• EXERCISE PROMPT
Take every line where the string "this" appears and copy it.
------ RECORDS TO USE
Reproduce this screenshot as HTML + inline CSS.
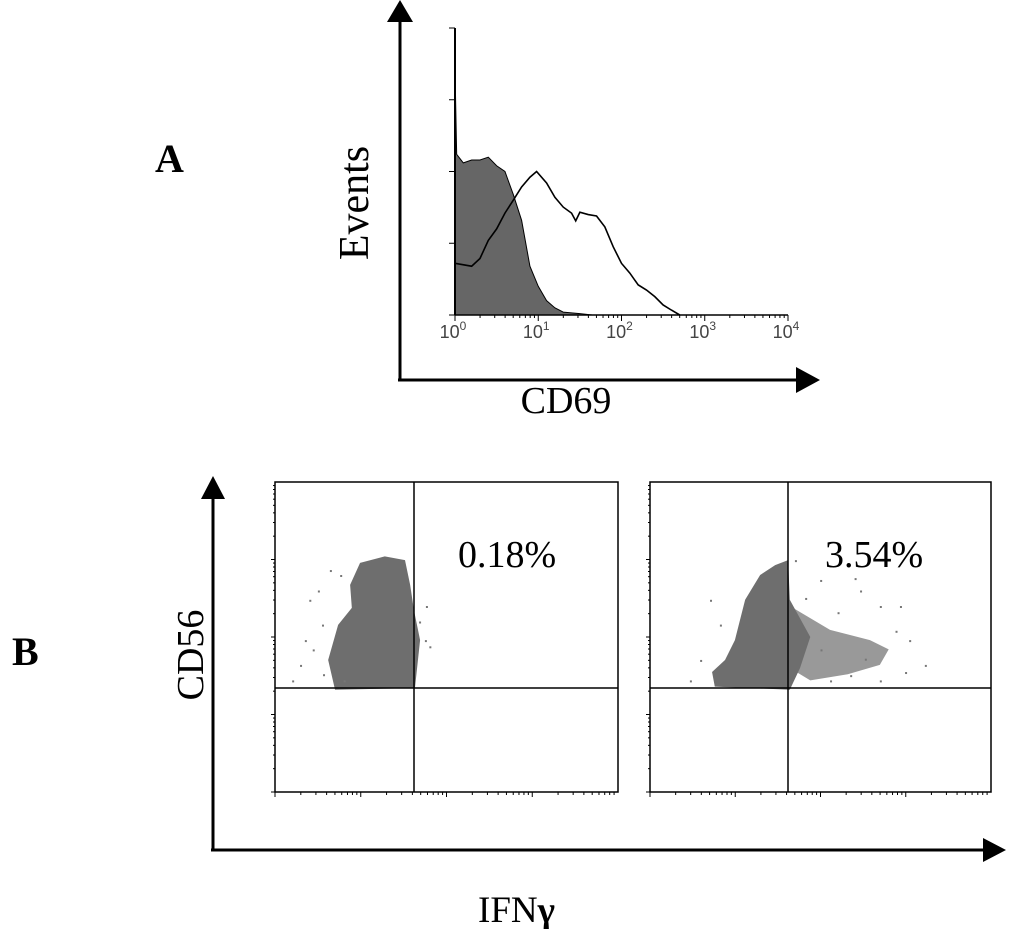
<!DOCTYPE html>
<html><head><meta charset="utf-8"><style>
body{margin:0;background:#fff;}
svg{display:block;font-family:"Liberation Serif",serif;}
</style></head><body>
<svg id="fig" width="1024" height="929" viewBox="0 0 1024 929">
<g>
<line x1="400" y1="20" x2="400" y2="380" stroke="#000" stroke-width="3"/>
<polygon points="387,22 413,22 400,0" fill="#000"/>
<line x1="398" y1="380" x2="798" y2="380" stroke="#000" stroke-width="3"/>
<polygon points="796,367 796,393 820,380" fill="#000"/>
<text x="155" y="172" font-size="40" font-weight="bold">A</text>
<text transform="translate(368,203) rotate(-90)" text-anchor="middle" font-size="42">Events</text>
<text x="566" y="413" text-anchor="middle" font-size="38">CD69</text>
</g>
<g id="hist"></g>
<g>
<line x1="213" y1="495" x2="213" y2="850" stroke="#000" stroke-width="3"/>
<polygon points="201,499 225,499 213,476" fill="#000"/>
<line x1="211" y1="850" x2="985" y2="850" stroke="#000" stroke-width="3"/>
<polygon points="983,838 983,862 1006,850" fill="#000"/>
<text x="12" y="665" font-size="40" font-weight="bold">B</text>
<text transform="translate(203,655) rotate(-90)" text-anchor="middle" font-size="38">CD56</text>
<text x="478" y="922" font-size="37">IFN<tspan font-weight="bold">γ</tspan></text>
</g>
<g id="scat"></g>
</svg>
<script>
// Histogram data (x in log10 units, y in relative counts 0-100)
const grayX = [0,0.005,0.02,0.1,0.2,0.3,0.4,0.5,0.6,0.7,0.8,0.9,1.0,1.1,1.2,1.3,1.5,1.65];
const grayY = [78,78,56,53,54,54,55,52,50,42,33,17,10,5,2.5,1,0.5,0];
const openX = [0,0.2,0.3,0.4,0.5,0.6,0.7,0.8,0.9,0.98,1.1,1.2,1.3,1.4,1.45,1.5,1.6,1.7,1.8,1.9,2.0,2.1,2.2,2.3,2.4,2.5,2.6,2.7];
const openY = [18,17,19.7,26,30,35.5,40,44.6,48,50,46,41,37.6,35.5,32.8,35.8,35,34.5,30.7,23.8,18,14.6,10.5,8.7,6.4,3.5,1.7,0];
const decadeLabels = ["0","1","2","3","4"];
// Scatter data (percent of channel range)
const blob1 = [[17.5,33],[15.5,42.6],[18.4,53.9],[22.4,59.4],[21.9,66.8],[24.8,73.9],[32,76],[37.9,74.8],[39.4,66.8],[40.5,58.7],[42.3,49],[40.8,33.5]];
const dots1 = [[11,46],[7.3,41],[5,36],[10,62],[12.5,65],[43.7,49],[45,47],[42,55],[16,71.6],[8.7,49],[13.7,54],[14,38],[20,36],[44,60],[19,70]];
const blob2 = [[19,34],[18.2,38.7],[22,42.6],[24.9,49],[27.9,62],[32.3,70],[36.7,73.2],[40.5,74.8],[41,62],[44,56],[47,50],[44,40],[41,33]];
const tail2 = [[41,60],[52.8,52.3],[64.5,49],[70,46],[67.4,41],[58,38],[47,36],[41,40]];
const dots2 = [[49.9,68.4],[60,69],[67.4,60],[73.3,60],[76,49],[80.6,41],[74.8,38.7],[67.4,36],[58.7,37.7],[52.8,36],[61.6,65],[45.5,62.6],[42.5,74.8],[17.6,62],[14.7,42.6],[11.7,36],[20.5,54],[55,58],[72,52],[63,43],[50,46]];
const pctLabels = ["0.18%","3.54%"];

const NS="http://www.w3.org/2000/svg";
function mk(tag,attrs,parent){const e=document.createElementNS(NS,tag);for(const k in attrs)e.setAttribute(k,attrs[k]);parent.appendChild(e);return e;}

const H=document.getElementById('hist');
const hx=v=>455+v*83.25, hy=v=>315-v*2.87;
let d="M"+hx(grayX[0])+","+hy(0);
grayX.forEach((x,i)=>{d+=" L"+hx(x)+","+hy(grayY[i]);});
d+=" L"+hx(grayX[grayX.length-1])+","+hy(0)+" Z";
const gp=mk('path',{d:d,fill:'#666',stroke:'#000','stroke-width':1},H);


let d2="M"+hx(openX[0])+","+hy(openY[0]);
openX.forEach((x,i)=>{d2+=" L"+hx(x)+","+hy(openY[i]);});
const op=mk('path',{d:d2,fill:'none',stroke:'#000','stroke-width':1.6},H);


mk('line',{x1:455,y1:28,x2:455,y2:315,stroke:'#000','stroke-width':2},H);
mk('line',{x1:455,y1:315,x2:788,y2:315,stroke:'#000','stroke-width':1.5},H);
[0,25,50,75,100].forEach(v=>mk('line',{x1:449,y1:hy(v),x2:455,y2:hy(v),stroke:'#000','stroke-width':1},H));
decadeLabels.forEach((l,i)=>{
  for(let k=1;k<10&&i<4;k++){const x=hx(i+Math.log10(k));mk('line',{x1:x,y1:315,x2:x,y2:k==1?321:318,stroke:'#000','stroke-width':1},H);}
  const t=mk('text',{x:hx(i)-2,y:338,'text-anchor':'middle','font-size':18,'font-family':'Liberation Sans,sans-serif',fill:'#444'},H);
  t.textContent="10";
  const s=mk('tspan',{dy:-8,'font-size':12},t);s.textContent=l;
  
  
});
mk('line',{x1:788,y1:315,x2:788,y2:321,stroke:'#000','stroke-width':1},H);

const S=document.getElementById('scat');
const panels=[{x0:275,w:343,vx:414,blob:blob1,tail:null,dots:dots1,lx:458},{x0:650,w:341,vx:788,blob:blob2,tail:tail2,dots:dots2,lx:825}];
panels.forEach((p,pi)=>{
  const g=mk('g',{},S);
  
  
  const sx=v=>p.x0+v*p.w/100, sy=v=>792-v*3.1;
  if(p.tail){const t=mk('polygon',{points:p.tail.map(q=>sx(q[0])+","+sy(q[1])).join(" "),fill:'#999'},g);
    
    }
  const b=mk('polygon',{points:p.blob.map(q=>sx(q[0])+","+sy(q[1])).join(" "),fill:'#6e6e6e'},g);
  
  
  p.dots.forEach(q=>{const r=mk('rect',{x:sx(q[0]),y:sy(q[1]),width:2,height:2,fill:'#777'},g);
    
    });
  mk('rect',{x:p.x0,y:482,width:p.w,height:310,fill:'none',stroke:'#000','stroke-width':1.5},g);
  const q1=mk('line',{x1:p.vx,y1:482,x2:p.vx,y2:792,stroke:'#000','stroke-width':1.5},g);
  
  
  const q2=mk('line',{x1:p.x0,y1:688,x2:p.x0+p.w,y2:688,stroke:'#000','stroke-width':1.5},g);
  
  
  for(let i=0;i<4;i++){for(let k=1;k<10;k++){
    const f=(i+Math.log10(k))/4;
    mk('line',{x1:p.x0-(k==1?4:2),y1:792-f*310,x2:p.x0,y2:792-f*310,stroke:'#000','stroke-width':1},g);
    mk('line',{x1:p.x0+f*p.w,y1:792,x2:p.x0+f*p.w,y2:792+(k==1?5:3),stroke:'#000','stroke-width':1},g);
  }}
  const t=mk('text',{x:p.lx,y:567,'font-size':38},g);
  t.textContent=pctLabels[pi];
  
  
});
</script>
</body></html>
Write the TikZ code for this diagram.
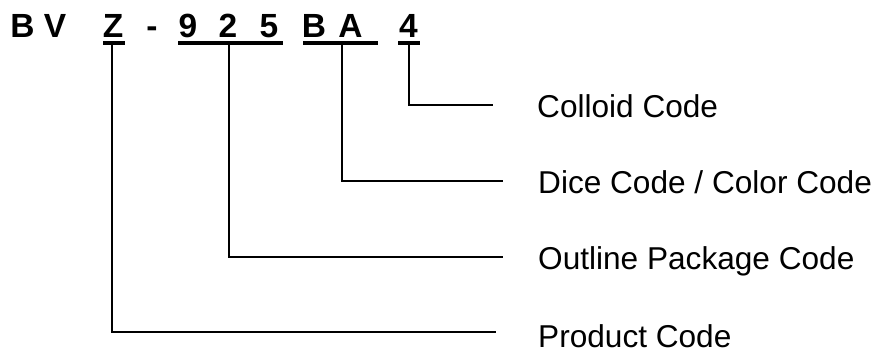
\documentclass[tikz,border=0pt]{standalone}
\usepackage{fontspec}
\setmainfont{Liberation Sans}
\begin{document}
\begin{tikzpicture}[x=1pt,y=-1pt,
  code/.style={font=\fontsize{33.5}{40}\selectfont\bfseries, inner sep=0pt, anchor=base},
  lab/.style={font=\fontsize{31.6}{38}\selectfont, inner sep=0pt, anchor=base west},
  uline/.style={line width=3.5pt},
  conn/.style={line width=1.8pt}]
\useasboundingbox (0,0) rectangle (880,349);
% code characters
\node[code] (c1) at (22.5,37.5) {B};
\node[code] (c2) at (55,37.5) {V};
\node[code] (c3) at (113,37.5) {Z};
\node[code] (c4) at (152,37.5) {-};
\node[code] (c5) at (188,37.5) {9};
\node[code] (c6) at (228,37.5) {2};
\node[code] (c7) at (269,37.5) {5};
\node[code] (c8) at (314,37.5) {B};
\node[code] (c9) at (350.5,37.5) {A};
\node[code] (c10) at (408.5,37.5) {4};
% underlines
\coordinate (uza) at (103,43); \coordinate (uzb) at (125,43);
\coordinate (una) at (178,43); \coordinate (unb) at (283,43);
\coordinate (uba) at (303,43); \coordinate (ubb) at (378,43);
\coordinate (ufa) at (398,43); \coordinate (ufb) at (420,43);
\draw[uline] (uza) -- (uzb);
\draw[uline] (una) -- (unb);
\draw[uline] (uba) -- (ubb);
\draw[uline] (ufa) -- (ufb);
% labels
\node[lab] (colloid) at (537,117) {Colloid Code};
\node[lab] (dice) at (538,193) {Dice Code / Color Code};
\node[lab] (outline) at (538,269) {Outline Package Code};
\node[lab] (product) at (538,347) {Product Code};
% connectors
\coordinate (s4) at (409,44.5); \coordinate (e4) at (493,105);
\coordinate (sb) at (342,44.5); \coordinate (eb) at (503,181);
\coordinate (sn) at (229,44.5); \coordinate (en) at (503,257);
\coordinate (sz) at (112,44.5); \coordinate (ez) at (496,332);
\draw[conn] (s4) |- (e4);
\draw[conn] (sb) |- (eb);
\draw[conn] (sn) |- (en);
\draw[conn] (sz) |- (ez);
\end{tikzpicture}
\end{document}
------------
• ANSWER TO THE PROBLEM
Reproduce this screenshot as HTML + inline CSS.
Write the TikZ code for this diagram.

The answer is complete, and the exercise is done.